▸ **GIVEN PROBLEM**
Without the pictures, repeat the listing character for character.

>>>>

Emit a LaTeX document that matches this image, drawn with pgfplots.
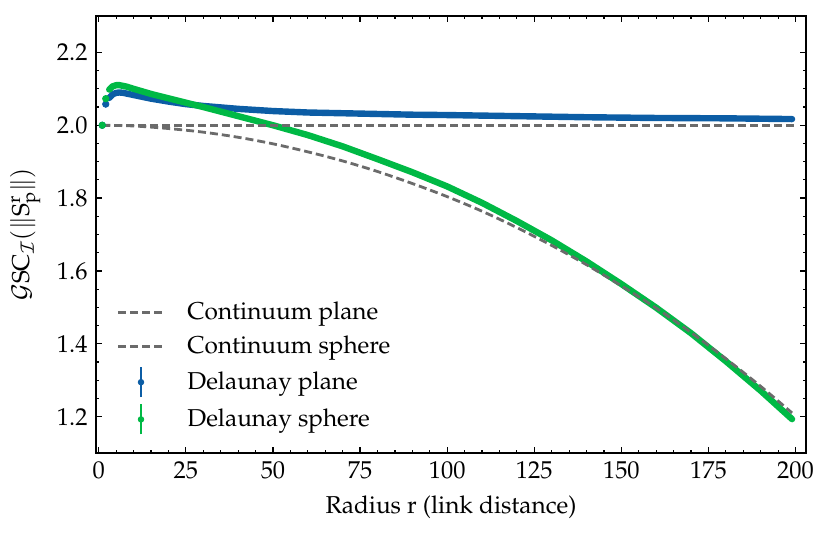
\documentclass[border=0pt]{standalone}
\usepackage[T1]{fontenc}
\usepackage{amsmath}
\usepackage{mathpazo}
\usepackage{pgfplots}
\pgfplotsset{compat=1.18}
\definecolor{cblue}{HTML}{0C5DA5}
\definecolor{cgreen}{HTML}{00B945}
\definecolor{cgray}{HTML}{6B6B6B}

\begin{document}
\fontsize{12.2}{14.5}\selectfont
\begin{tikzpicture}
\begin{axis}[
    scale only axis, width=355pt, height=218.5pt,
    xmin=-0.8, xmax=203, ymin=1.1, ymax=2.3,
    xtick={0,25,50,75,100,125,150,175,200},
    ytick={1.2,1.4,1.6,1.8,2.0,2.2},
    minor x tick num=4, minor y tick num=3,
    tick align=inside, major tick length=3pt, minor tick length=1.6pt,
    every tick/.style={black, line width=0.6pt},
    axis line style={line width=0.8pt},
    yticklabel style={/pgf/number format/.cd, fixed, fixed zerofill, precision=1},
    xlabel={Radius r (link distance)},
    ylabel={$\mathcal{G}\mathrm{SC}_{\mathcal{I}}(\lVert\mathrm{S}_{\mathrm{p}}^{\mathrm{r}}\rVert)$},
    legend style={at={(axis description cs:0.02,0.03)}, anchor=south west,
        draw=none, fill=none, row sep=2.5pt},
    legend cell align=left,
    clip=false,
]

% Delaunay plane
\addplot[cblue, line width=3.2pt, line cap=round, line join=round, forget plot] coordinates {
    (3,2.075) (4,2.085) (5,2.089) (6,2.090) (7,2.089) (8,2.087) (10,2.083)
    (15,2.073) (20,2.065) (25,2.058) (30,2.053) (40,2.045) (50,2.039)
    (60,2.035) (70,2.033) (80,2.031) (90,2.029) (100,2.028) (120,2.025)
    (140,2.022) (160,2.020) (180,2.019) (199,2.017)
};
\addplot[cblue, only marks, mark=*, mark size=1.6pt, forget plot] coordinates {
    (1,2.000) (2,2.058)
};

% Delaunay sphere
\addplot[cgreen, line width=3.2pt, line cap=round, line join=round, forget plot] coordinates {
    (3,2.098) (4,2.107) (5,2.110) (6,2.110) (7,2.108) (8,2.106) (10,2.100)
    (15,2.086) (20,2.074) (25,2.062) (30,2.050) (40,2.025) (50,2.000)
    (60,1.973) (70,1.942) (80,1.907) (90,1.871) (100,1.832) (110,1.787)
    (120,1.737) (130,1.684) (140,1.626) (150,1.564) (160,1.499) (170,1.429)
    (180,1.352) (190,1.271) (199,1.193)
};
\addplot[cgreen, only marks, mark=*, mark size=1.6pt, forget plot] coordinates {
    (1,2.000) (2,2.073)
};

% Continuum curves
\addplot[cgray, line width=1.4pt, dash pattern=on 4pt off 2pt,
    legend image code/.code={\draw[cgray, line width=1.4pt, dash pattern=on 4pt off 2pt] (0pt,0pt) -- (23pt,0pt); \path (32pt,0pt);}] coordinates {
    (1,2.000) (200,2.000)
};
\addlegendentry{Continuum plane}
\addplot[cgray, line width=1.4pt, dash pattern=on 4pt off 2pt, smooth,
    legend image code/.code={\draw[cgray, line width=1.4pt, dash pattern=on 4pt off 2pt] (0pt,0pt) -- (23pt,0pt); \path (32pt,0pt);}] coordinates {
    (1,2.000) (10,1.998) (20,1.991) (30,1.981) (40,1.967) (50,1.949)
    (60,1.927) (70,1.902) (80,1.873) (90,1.840) (100,1.804) (110,1.764)
    (120,1.719) (130,1.670) (140,1.617) (150,1.559) (160,1.498) (170,1.431)
    (180,1.359) (190,1.283) (199,1.210)
};
\addlegendentry{Continuum sphere}

\addlegendimage{legend image code/.code={
    \draw[cblue, line width=1.1pt] (11.5pt,-7.5pt) -- (11.5pt,7.5pt);
    \fill[cblue] (11.5pt,0pt) circle (1.4pt); \path (32pt,0pt);}}
\addlegendentry{Delaunay plane}
\addlegendimage{legend image code/.code={
    \draw[cgreen, line width=1.1pt] (11.5pt,-7.5pt) -- (11.5pt,7.5pt);
    \fill[cgreen] (11.5pt,0pt) circle (1.4pt); \path (32pt,0pt);}}
\addlegendentry{Delaunay sphere}
\end{axis}
\path ([xshift=-48pt,yshift=-42pt]current axis.south west)
    rectangle ([xshift=12.5pt,yshift=8pt]current axis.north east);
\end{tikzpicture}
\end{document}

<<<<

▸ **WRITTEN ANSWER**
Emit a LaTeX document that matches this image, drawn with pgfplots.
\documentclass[border=0pt]{standalone}
\usepackage[T1]{fontenc}
\usepackage{amsmath}
\usepackage{mathpazo}
\usepackage{pgfplots}
\pgfplotsset{compat=1.18}
\definecolor{cblue}{HTML}{0C5DA5}
\definecolor{cgreen}{HTML}{00B945}
\definecolor{cgray}{HTML}{6B6B6B}

\begin{document}
\fontsize{12.2}{14.5}\selectfont
\begin{tikzpicture}
\begin{axis}[
    scale only axis, width=355pt, height=218.5pt,
    xmin=-0.8, xmax=203, ymin=1.1, ymax=2.3,
    xtick={0,25,50,75,100,125,150,175,200},
    ytick={1.2,1.4,1.6,1.8,2.0,2.2},
    minor x tick num=4, minor y tick num=3,
    tick align=inside, major tick length=3pt, minor tick length=1.6pt,
    every tick/.style={black, line width=0.6pt},
    axis line style={line width=0.8pt},
    yticklabel style={/pgf/number format/.cd, fixed, fixed zerofill, precision=1},
    xlabel={Radius r (link distance)},
    ylabel={$\mathcal{G}\mathrm{SC}_{\mathcal{I}}(\lVert\mathrm{S}_{\mathrm{p}}^{\mathrm{r}}\rVert)$},
    legend style={at={(axis description cs:0.02,0.03)}, anchor=south west,
        draw=none, fill=none, row sep=2.5pt},
    legend cell align=left,
    clip=false,
]

% Delaunay plane
\addplot[cblue, line width=3.2pt, line cap=round, line join=round, forget plot] coordinates {
    (3,2.075) (4,2.085) (5,2.089) (6,2.090) (7,2.089) (8,2.087) (10,2.083)
    (15,2.073) (20,2.065) (25,2.058) (30,2.053) (40,2.045) (50,2.039)
    (60,2.035) (70,2.033) (80,2.031) (90,2.029) (100,2.028) (120,2.025)
    (140,2.022) (160,2.020) (180,2.019) (199,2.017)
};
\addplot[cblue, only marks, mark=*, mark size=1.6pt, forget plot] coordinates {
    (1,2.000) (2,2.058)
};

% Delaunay sphere
\addplot[cgreen, line width=3.2pt, line cap=round, line join=round, forget plot] coordinates {
    (3,2.098) (4,2.107) (5,2.110) (6,2.110) (7,2.108) (8,2.106) (10,2.100)
    (15,2.086) (20,2.074) (25,2.062) (30,2.050) (40,2.025) (50,2.000)
    (60,1.973) (70,1.942) (80,1.907) (90,1.871) (100,1.832) (110,1.787)
    (120,1.737) (130,1.684) (140,1.626) (150,1.564) (160,1.499) (170,1.429)
    (180,1.352) (190,1.271) (199,1.193)
};
\addplot[cgreen, only marks, mark=*, mark size=1.6pt, forget plot] coordinates {
    (1,2.000) (2,2.073)
};

% Continuum curves
\addplot[cgray, line width=1.4pt, dash pattern=on 4pt off 2pt,
    legend image code/.code={\draw[cgray, line width=1.4pt, dash pattern=on 4pt off 2pt] (0pt,0pt) -- (23pt,0pt); \path (32pt,0pt);}] coordinates {
    (1,2.000) (200,2.000)
};
\addlegendentry{Continuum plane}
\addplot[cgray, line width=1.4pt, dash pattern=on 4pt off 2pt, smooth,
    legend image code/.code={\draw[cgray, line width=1.4pt, dash pattern=on 4pt off 2pt] (0pt,0pt) -- (23pt,0pt); \path (32pt,0pt);}] coordinates {
    (1,2.000) (10,1.998) (20,1.991) (30,1.981) (40,1.967) (50,1.949)
    (60,1.927) (70,1.902) (80,1.873) (90,1.840) (100,1.804) (110,1.764)
    (120,1.719) (130,1.670) (140,1.617) (150,1.559) (160,1.498) (170,1.431)
    (180,1.359) (190,1.283) (199,1.210)
};
\addlegendentry{Continuum sphere}

\addlegendimage{legend image code/.code={
    \draw[cblue, line width=1.1pt] (11.5pt,-7.5pt) -- (11.5pt,7.5pt);
    \fill[cblue] (11.5pt,0pt) circle (1.4pt); \path (32pt,0pt);}}
\addlegendentry{Delaunay plane}
\addlegendimage{legend image code/.code={
    \draw[cgreen, line width=1.1pt] (11.5pt,-7.5pt) -- (11.5pt,7.5pt);
    \fill[cgreen] (11.5pt,0pt) circle (1.4pt); \path (32pt,0pt);}}
\addlegendentry{Delaunay sphere}
\end{axis}
\path ([xshift=-48pt,yshift=-42pt]current axis.south west)
    rectangle ([xshift=12.5pt,yshift=8pt]current axis.north east);
\end{tikzpicture}
\end{document}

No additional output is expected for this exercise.